Le Front de gauche est dans une situation difficile. Au premier tour, il a obtenu, seul ou avec d’autres, des résultats au-dessous des précédentes consultations. Dès le premier tour, il était au-dessous du seuil des 5% dans six régions. En 2010, il avait obtenu 127 sièges de conseillers régionaux, soit déjà 65 de moins qu’en 2004. Il disposera désormais d’une trentaine de sièges, sans compter les élus communistes qui se trouvaient dès le premier tour sur la liste socialiste de Le Drian. Il n’a plus aucun élu dans sept régions.

Quel « avertissement » ?

Le roi est nu. La gauche sociale-libérale a sauvé les meubles grâce aux triangulaires. La droite ne sait plus comment traiter l’épine du pied que constitue le Front national. La gauche de gauche non seulement n’a pas bénéficié du recentrage socialiste mais elle se trouve un peu plus affaiblie.

Hier soir tout le monde parlait de l’avertissement, des nécessaires leçons à tirer, des changements radicaux à opérer. Mais la droite classique ne sait pas comment elle pourra endiguer la montée du FN : en radicalisant à droite ou en se démarquant sur le fond de l’encombrant rival ? Les socialistes ne vont pas changer de cap. Manuel Valls, hier soir, nous a parlé de République, mais elle est sécuritaire et chauvine. Le marché, la gouvernance et l’ordre sont les pivots du socialisme d’aujourd’hui, comme il le fut en Angleterre, en Allemagne, en Espagne ou en Italie. Avec les brillants succès que l’on sait…

Si la gauche de gauche ne trouve pas la voie indissociablement mêlée du rassemblement et de la novation, si elle se divise et ronronne, elle disparaît.

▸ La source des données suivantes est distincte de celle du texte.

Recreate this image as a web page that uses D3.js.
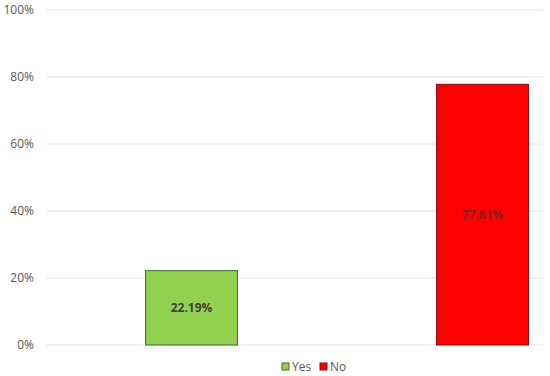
<!DOCTYPE html>
<html>
<head>
<meta charset="utf-8">
<script src="https://cdn.jsdelivr.net/npm/d3@7"></script>
<style>
  body { margin: 0; background: #fff; }
  text { font-family: "Open Sans", "Liberation Sans", sans-serif; }
</style>
</head>
<body>
<div id="chart"></div>
<script>
var categories = ["Yes", "No"];
var values = [22.19, 77.81];
var colors = ["#92d050", "#ff0000"];
var strokes = ["#3f6a22", "#7a1010"];
var yTicks = [0, 20, 40, 60, 80, 100];

var svgWidth = 550, svgHeight = 376;

var svg = d3.select("#chart").append("svg")
    .attr("width", svgWidth)
    .attr("height", svgHeight);

var y = d3.scaleLinear().domain([0, 100]).range([345, 10]);
var x = d3.scaleBand().domain(categories)
    .range([46, 628])
    .paddingInner(0.684)
    .paddingOuter(0.342);

// gridlines
svg.selectAll(".grid").data(yTicks).enter().append("line")
    .attr("x1", 46).attr("x2", 543)
    .attr("y1", d => y(d)).attr("y2", d => y(d))
    .attr("stroke", "#e6e6e6")
    .attr("stroke-width", 1);

var yAxis = d3.axisLeft(y).tickValues(yTicks).tickFormat(d => d + "%").tickSize(0).tickPadding(0);
var yg = svg.append("g").attr("transform", "translate(34,0)").call(yAxis);
yg.select(".domain").remove();
yg.selectAll("text").attr("fill", "#595959").style("font-size", "12px");

// bars
svg.selectAll(".bar").data(values).enter().append("rect")
    .attr("x", (d, i) => x(categories[i]))
    .attr("y", d => y(d))
    .attr("width", x.bandwidth())
    .attr("height", d => y(0) - y(d))
    .attr("fill", (d, i) => colors[i])
    .attr("stroke", (d, i) => strokes[i])
    .attr("stroke-width", 1);

// labels
svg.selectAll(".lbl").data(values).enter().append("text")
    .attr("x", (d, i) => x(categories[i]) + x.bandwidth() / 2)
    .attr("y", d => (y(d) + y(0)) / 2)
    .attr("dy", "0.35em")
    .attr("text-anchor", "middle")
    .style("font-size", "12px")
    .style("font-weight", "bold")
    .attr("fill", (d, i) => i == 0 ? "#404040" : "#8a1c1c")
    .text(d => d.toFixed(2) + "%");

// legend
var legend = svg.append("g").attr("transform", "translate(282,367)");
var lx = [0, 38];
categories.forEach(function(c, i) {
    legend.append("rect")
        .attr("x", lx[i]).attr("y", -4)
        .attr("width", 7).attr("height", 7)
        .attr("fill", colors[i])
        .attr("stroke", strokes[i]);
    legend.append("text")
        .attr("x", lx[i] + 10).attr("y", 0)
        .attr("dy", "0.35em")
        .attr("fill", "#595959")
        .style("font-size", "12px")
        .text(c);
});
</script>
</body>
</html>
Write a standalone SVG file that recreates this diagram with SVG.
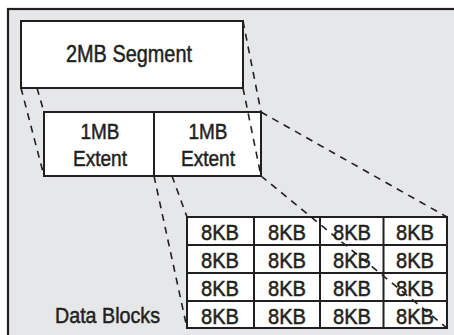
<svg xmlns="http://www.w3.org/2000/svg" width="454" height="335" viewBox="0 0 454 335">
  <style>
    .box { fill: #ffffff; stroke: #231f20; stroke-width: 2; }
    .grid { fill: none; stroke: #231f20; stroke-width: 2; }
    .lbl { font-family: "Liberation Sans", Arial, sans-serif; fill: #231f20; stroke: #231f20; stroke-width: 0.5; text-anchor: middle; }
    .dash { fill: none; stroke: #231f20; stroke-width: 1.6; stroke-dasharray: 7 6; }
  </style>
  <rect x="0" y="0" width="454" height="335" fill="#ffffff"/>
  <g id="frame">
    <rect x="8" y="9" width="450" height="330" fill="#e6e7e8" stroke="#231f20" stroke-width="2.2"/>
  </g>
  <g id="segment">
    <rect class="box" x="21" y="21" width="222" height="67"/>
    <text class="lbl" x="129" y="62" font-size="23.5" textLength="126" lengthAdjust="spacingAndGlyphs">2MB Segment</text>
  </g>
  <g id="extent1">
    <rect class="box" x="44" y="112" width="110" height="64"/>
    <text class="lbl" x="100" y="138.5" font-size="22" textLength="39" lengthAdjust="spacingAndGlyphs">1MB</text>
    <text class="lbl" x="100" y="165.5" font-size="22" textLength="54" lengthAdjust="spacingAndGlyphs">Extent</text>
  </g>
  <g id="extent2">
    <rect class="box" x="154" y="112" width="107" height="64"/>
    <text class="lbl" x="208" y="138.5" font-size="22" textLength="39" lengthAdjust="spacingAndGlyphs">1MB</text>
    <text class="lbl" x="208" y="165.5" font-size="22" textLength="54" lengthAdjust="spacingAndGlyphs">Extent</text>
  </g>
  <g id="data-blocks">
    <rect class="box" x="187" y="217" width="260" height="111"/>
    <path class="grid" d="M254 217V328M320 217V328M383.5 217V328M187 245H447M187 273H447M187 301H447"/>
    <g class="lbl" font-size="22">
      <text x="220" y="239.5" textLength="38" lengthAdjust="spacingAndGlyphs">8KB</text><text x="287" y="239.5" textLength="38" lengthAdjust="spacingAndGlyphs">8KB</text><text x="352" y="239.5" textLength="38" lengthAdjust="spacingAndGlyphs">8KB</text><text x="415" y="239.5" textLength="38" lengthAdjust="spacingAndGlyphs">8KB</text>
      <text x="220" y="267.5" textLength="38" lengthAdjust="spacingAndGlyphs">8KB</text><text x="287" y="267.5" textLength="38" lengthAdjust="spacingAndGlyphs">8KB</text><text x="352" y="267.5" textLength="38" lengthAdjust="spacingAndGlyphs">8KB</text><text x="415" y="267.5" textLength="38" lengthAdjust="spacingAndGlyphs">8KB</text>
      <text x="220" y="295.5" textLength="38" lengthAdjust="spacingAndGlyphs">8KB</text><text x="287" y="295.5" textLength="38" lengthAdjust="spacingAndGlyphs">8KB</text><text x="352" y="295.5" textLength="38" lengthAdjust="spacingAndGlyphs">8KB</text><text x="415" y="295.5" textLength="38" lengthAdjust="spacingAndGlyphs">8KB</text>
      <text x="220" y="323.5" textLength="38" lengthAdjust="spacingAndGlyphs">8KB</text><text x="287" y="323.5" textLength="38" lengthAdjust="spacingAndGlyphs">8KB</text><text x="352" y="323.5" textLength="38" lengthAdjust="spacingAndGlyphs">8KB</text><text x="415" y="323.5" textLength="38" lengthAdjust="spacingAndGlyphs">8KB</text>
    </g>
  </g>
  <g id="data-blocks-label">
    <text class="lbl" x="107.5" y="323" font-size="22.5" textLength="105" lengthAdjust="spacingAndGlyphs">Data Blocks</text>
  </g>
  <g id="connectors">
    <line class="dash" x1="21" y1="88" x2="44" y2="176"/>
    <line class="dash" x1="37" y1="88" x2="44" y2="112"/>
    <line class="dash" x1="243" y1="21" x2="261" y2="112"/>
    <line class="dash" x1="243" y1="88" x2="261" y2="176"/>
    <line class="dash" x1="154" y1="176" x2="187" y2="328"/>
    <line class="dash" x1="172" y1="176" x2="187" y2="217"/>
    <line class="dash" x1="261" y1="112" x2="447" y2="217"/>
    <line class="dash" x1="261" y1="176" x2="447" y2="328"/>
  </g>
</svg>
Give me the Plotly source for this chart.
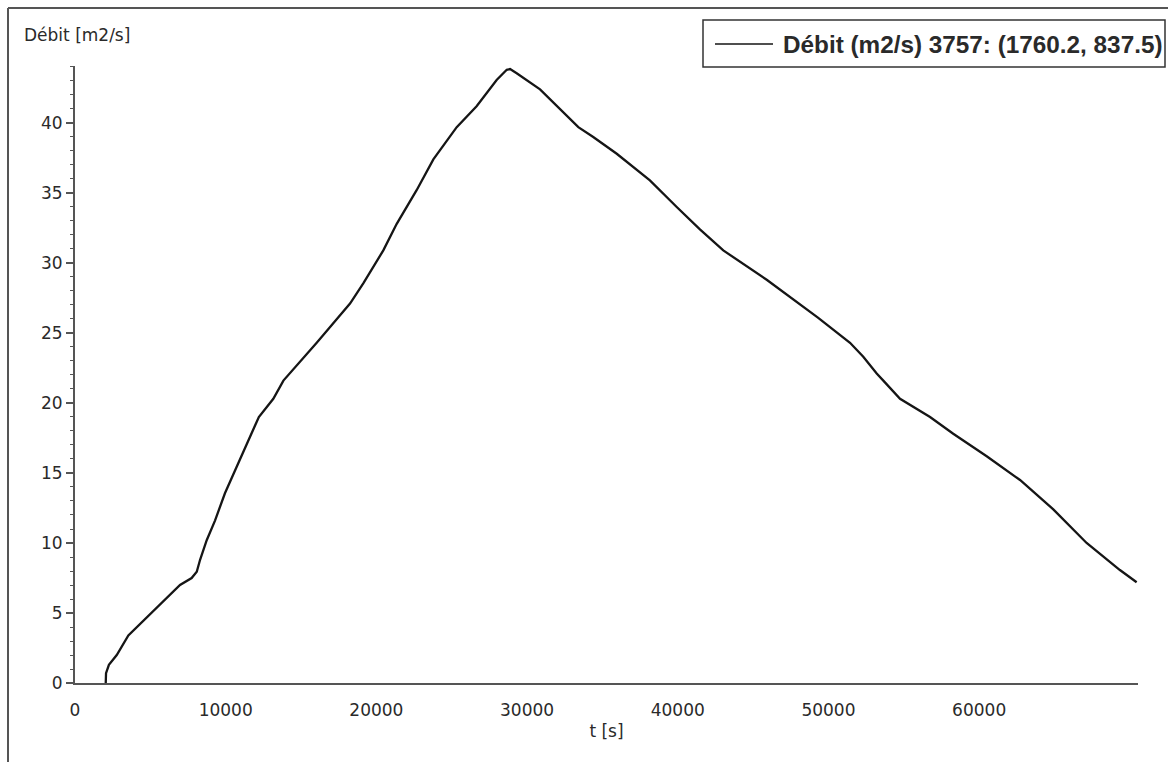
import plotly.graph_objects as go

# Débit (m2/s) vs time t (s)
t_s = [2040, 2060, 2250, 2770, 3540, 4800, 6085, 6970, 7740, 8080, 8300, 8740,
       9290, 9950, 10730, 11390, 12200, 13160, 13830, 16040, 18250, 19130, 20460,
       21350, 22670, 23780, 25330, 26650, 27980, 28650, 28870, 29310, 30860, 33400,
       34390, 35950, 38150, 39930, 41470, 43020, 45900, 49300, 51430, 52310, 53200,
       53640, 54750, 56740, 58280, 60500, 62710, 64920, 67130, 69340, 70450]
debit = [0.0, 0.7, 1.3, 2.0, 3.4, 4.7, 6.05, 7.0, 7.5, 7.95, 8.8, 10.2,
         11.6, 13.55, 15.45, 17.1, 19.0, 20.3, 21.6, 24.3, 27.1, 28.55, 30.9,
         32.8, 35.2, 37.4, 39.7, 41.2, 43.07, 43.8, 43.85, 43.55, 42.4, 39.7,
         39.0, 37.8, 35.9, 34.0, 32.4, 30.9, 28.8, 26.1, 24.3, 23.3, 22.1,
         21.6, 20.3, 19.0, 17.8, 16.2, 14.5, 12.4, 10.0, 8.07, 7.2]

x_ticks = [0, 10000, 20000, 30000, 40000, 50000, 60000]
x_tick_labels = ["0", "10000", "20000", "30000", "40000", "50000", "60000"]
y_ticks = [0, 5, 10, 15, 20, 25, 30, 35, 40]

series_name = "Débit (m2/s) 3757: (1760.2, 837.5)"
y_title = "Débit [m2/s]"
x_title = "t [s]"

TICK_FONT = dict(family="DejaVu Sans", size=17, color="#2a2a2a")
AXIS_COLOR = "#555555"

# pixel -> paper helpers for the plot area (left 75, right 1138, top 66, bottom 683)
PL, PR, PT, PB = 75, 1138, 66, 683
def px(x):
    return (x - PL) / (PR - PL)
def py(y):
    return (PB - y) / (PB - PT)

fig = go.Figure()
fig.add_trace(go.Scatter(
    x=t_s, y=debit, mode="lines", name=series_name,
    line=dict(color="#151515", width=2.3),
    showlegend=False,
))

fig.update_layout(
    width=1168, height=762,
    margin=dict(l=PL, r=1168 - PR, t=PT, b=762 - PB, autoexpand=False),
    paper_bgcolor="white", plot_bgcolor="white",
    showlegend=False,
    xaxis=dict(
        range=[0, 70540], tickvals=x_ticks, ticktext=x_tick_labels,
        showgrid=False, zeroline=False,
        showline=True, linecolor=AXIS_COLOR, linewidth=2,
        ticks="", tickfont=TICK_FONT, ticklabelstandoff=11,
        title=dict(text=x_title, font=TICK_FONT, standoff=6),
    ),
    yaxis=dict(
        range=[0, 44.07], tickvals=y_ticks, showgrid=False, zeroline=False,
        showline=True, linecolor=AXIS_COLOR, linewidth=2,
        ticks="outside", ticklen=7, tickwidth=1.5, tickcolor=AXIS_COLOR,
        tickfont=TICK_FONT,
        minor=dict(dtick=1, ticks="outside", ticklen=3, tickwidth=1, tickcolor=AXIS_COLOR),
    ),
    annotations=[
        dict(text=y_title, xref="paper", yref="paper",
             x=px(22), y=py(35),
             xanchor="left", yanchor="middle", showarrow=False, font=TICK_FONT),
        # legend text
        dict(text=series_name, xref="paper", yref="paper",
             x=px(781), y=py(44), xanchor="left", yanchor="middle", showarrow=False,
             font=dict(family="Liberation Sans", size=24.3, color="#2a2a2a", weight="bold")),
    ],
    shapes=[
        # window frame
        dict(type="line", xref="paper", yref="paper",
             x0=px(8), x1=px(8), y0=py(800), y1=py(8),
             line=dict(color=AXIS_COLOR, width=2)),
        dict(type="line", xref="paper", yref="paper",
             x0=px(8), x1=px(1200), y0=py(8), y1=py(8),
             line=dict(color=AXIS_COLOR, width=2)),
        # legend box
        dict(type="rect", xref="paper", yref="paper",
             x0=px(703), x1=px(1165), y0=py(67), y1=py(20),
             line=dict(color="#333333", width=1.5), fillcolor="white", layer="below"),
        # legend line sample
        dict(type="line", xref="paper", yref="paper",
             x0=px(715), x1=px(773), y0=py(44), y1=py(44),
             line=dict(color="#151515", width=1.5)),
    ],
)

fig.write_html("out.html", config={"displayModeBar": False},
               post_script="document.body.style.margin='0px';")
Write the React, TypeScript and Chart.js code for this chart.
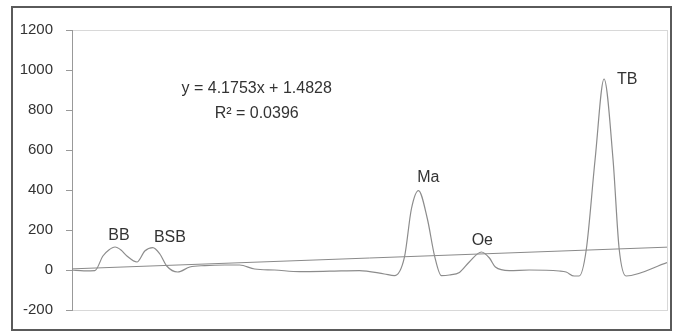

Comme en Italie. Mais, dans ce cas, que devient la dynamique d’une gauche qui ne vit que par l’égalité (celle des conditions, pas celle des chances), la citoyenneté élargie et la solidarité universelle ?

Roger Martelli

Gauche fragile, gauche de gauche en question…

Régionales 2015. La droite française, dans sa variante classique, ne va pas bien. Mais la gauche est fragilisée. Les déboires de sa frange de gauche ne sont pas pour rien dans ce malaise. Retour sur un échec, chiffres à l’appui.

Les tableaux [non reproduits ici, se reporter à l’original] qui présentent les données sur lesquelles s’appuie cette analyse sont visibles dans le portfolio en bas de page ; certains sont accessibles via les liens dans le corps du texte.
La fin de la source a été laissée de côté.